There will be a final vote on the directive in January 2019. However, if this passes, the implementation of the legislation might vary at a national level. Individual EU countries could choose to enact the directive in whichever way they choose.

Reaction to the vote

The EU Copyright Directive has faced intense criticism since it first appeared back in 2016 – but with the vote yesterday, organizations and individuals have voiced their concern at the result.

Julia Reda, MEP and member of the Pirate Party in Germany, who has been a vociferous opponent of the directive in Parliament, called it “a severe blow to the free and open internet.” Similarly, the Electronic Frontier Foundation published a forthright post against the EU Parliament’s decision:

“We suffered a crushing setback today, but it doesn’t change the mission.
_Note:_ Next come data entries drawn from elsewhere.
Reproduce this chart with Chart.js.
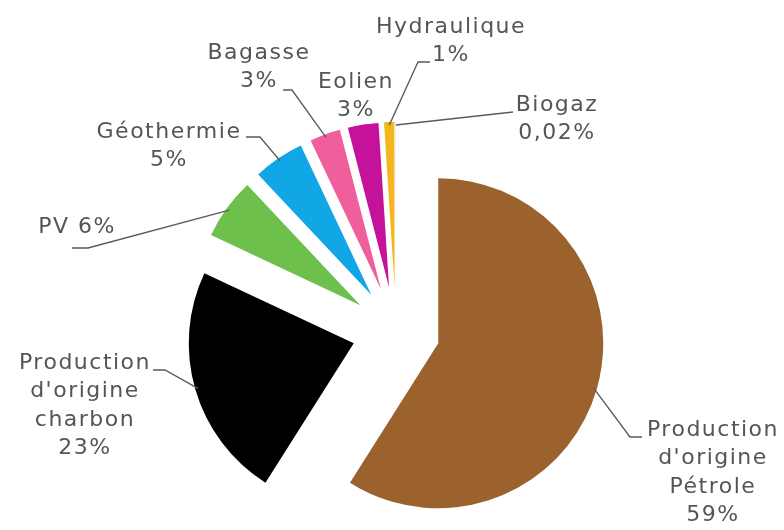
<!DOCTYPE html>
<html><head><meta charset="utf-8">
<script src="https://cdn.jsdelivr.net/npm/chart.js@4"></script>
<style>html,body{margin:0;padding:0;background:#fff}#wrap{width:784px;height:530px;position:relative}</style>
</head><body><div id="wrap"><canvas id="c"></canvas></div>
<script>
// ---- data ----
const categories = ["Production d'origine Pétrole", "Production d'origine charbon", "PV", "Géothermie", "Bagasse", "Eolien", "Hydraulique", "Biogaz"];
const shares = [59, 23, 6, 5, 3, 3, 1, 0.02];
const sliceColors = ["#9B622D", "#000000", "#6DC04B", "#11A6E6", "#EF5F9B", "#C4139A", "#F3B61F", "#A5A5A5"];
// how each category name is wrapped in its label (PV is written inline)
const nameLines = [["Production", "d'origine", "Pétrole"], ["Production", "d'origine", "charbon"], null, ["Géothermie"], ["Bagasse"], ["Eolien"], ["Hydraulique"], ["Biogaz"]];

// ---- layout (positions/styles only) ----
const R = 165;            // pie radius in px
const EXPLODE = 44;       // explosion distance in px
const LINE_H = 28.5;
const labelLayout = [
  {x: 713, y: 430, path: [[642, 437], [630, 437]]},
  {x: 85,  y: 363, path: [[153, 370], [165, 370]]},
  {x: 77,  y: 227, path: [[72, 248], [88, 248]]},
  {x: 169, y: 132, path: [[246, 137], [260, 137]]},
  {x: 259, y: 53,  path: [[283, 90], [292, 90]]},
  {x: 356, y: 82,  path: null},
  {x: 451, y: 27,  path: [[430, 62], [418, 62]]},
  {x: 557, y: 105, path: [[513, 112]]}
];

const fmtPct = v => v.toLocaleString('fr-FR') + '%';

// keep every exploded slice at the same radius and full angle
// (Chart.js enlarges and narrows offset slices)
const keepGeometry = {
  id: 'keepGeometry',
  afterDatasetsUpdate(chart) {
    chart.getDatasetMeta(0).data.forEach(el => {
      const off = ((el.options && el.options.offset) || 0) / 4;
      const fix = 1 - Math.sin(Math.min(Math.PI, el.circumference || 0));
      const radOff = off * fix;
      el.outerRadius = R - radOff;
      const delta = (radOff / Math.PI) / R;
      el.startAngle -= delta / 2;
      el.endAngle += delta / 2;
    });
  }
};

const labelsPlugin = {
  id: 'sliceLabels',
  afterDraw(chart) {
    const ctx = chart.ctx;
    const meta = chart.getDatasetMeta(0);
    ctx.save();
    ctx.strokeStyle = '#5a5a5a';
    ctx.lineWidth = 1.3;
    meta.data.forEach((el, i) => {
      const L = labelLayout[i];
      if (!L.path) return;
      const off = el.options.offset / 4;
      const mid = (el.startAngle + el.endAngle) / 2;
      const r = off + R - 3;
      const ex = el.x + Math.cos(mid) * r, ey = el.y + Math.sin(mid) * r;
      ctx.beginPath();
      ctx.moveTo(L.path[0][0], L.path[0][1]);
      for (let k = 1; k < L.path.length; k++) ctx.lineTo(L.path[k][0], L.path[k][1]);
      ctx.lineTo(ex, ey);
      ctx.stroke();
    });
    ctx.fillStyle = '#555555';
    ctx.font = '22px "DejaVu Sans"';
    try { ctx.letterSpacing = '1.5px'; } catch (e) {}
    ctx.textAlign = 'center';
    ctx.textBaseline = 'middle';
    categories.forEach((name, i) => {
      const L = labelLayout[i];
      const pct = fmtPct(shares[i]);
      const lines = nameLines[i] ? [...nameLines[i], pct] : [name + ' ' + pct];
      lines.forEach((t, k) => ctx.fillText(t, L.x, L.y + k * LINE_H));
    });
    ctx.restore();
  }
};

new Chart(document.getElementById('c'), {
  type: 'pie',
  data: {
    labels: categories,
    datasets: [{
      data: shares,
      backgroundColor: sliceColors,
      borderWidth: 0,
      offset: EXPLODE * 4,
      hoverOffset: 0
    }]
  },
  options: {
    responsive: true,
    maintainAspectRatio: false,
    animation: false,
    radius: R,
    layout: {padding: {top: 132, left: 8, right: 0, bottom: 0}},
    plugins: {legend: {display: false}, tooltip: {enabled: false}},
    events: []
  },
  plugins: [keepGeometry, labelsPlugin]
});
</script>
</body></html>
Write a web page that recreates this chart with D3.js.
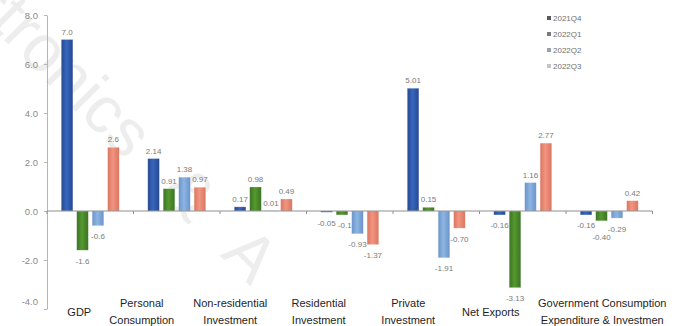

To fight, and fight, and fight, to keep the Internet open and free and fair, to preserve it as a place where we can organise to fight the other fights that matter, about inequality and antitrust, race and gender, speech and democratic legitimacy.”

The EFF also put together a letter addressed to Antonio Tajani, the President of the European Parliament. It was signed by some of the best known figures in technology, including Tim Berners-Lee, Guido van Rossum, and Jimmy Wales.

The letter ends:

“We support the consideration of measures that would improve the ability for creators to receive fair remuneration for the use of their works online. But we cannot support Article 13, which would mandate Internet platforms to embed an automated infrastructure for monitoring and censorship deep into their networks. For the sake of the Internet’s future, we urge you to vote for the deletion of this proposal.”

The fight isn’t over yet, but you can sense palpable fear in many quarters about what this means for the future of the internet as we know it.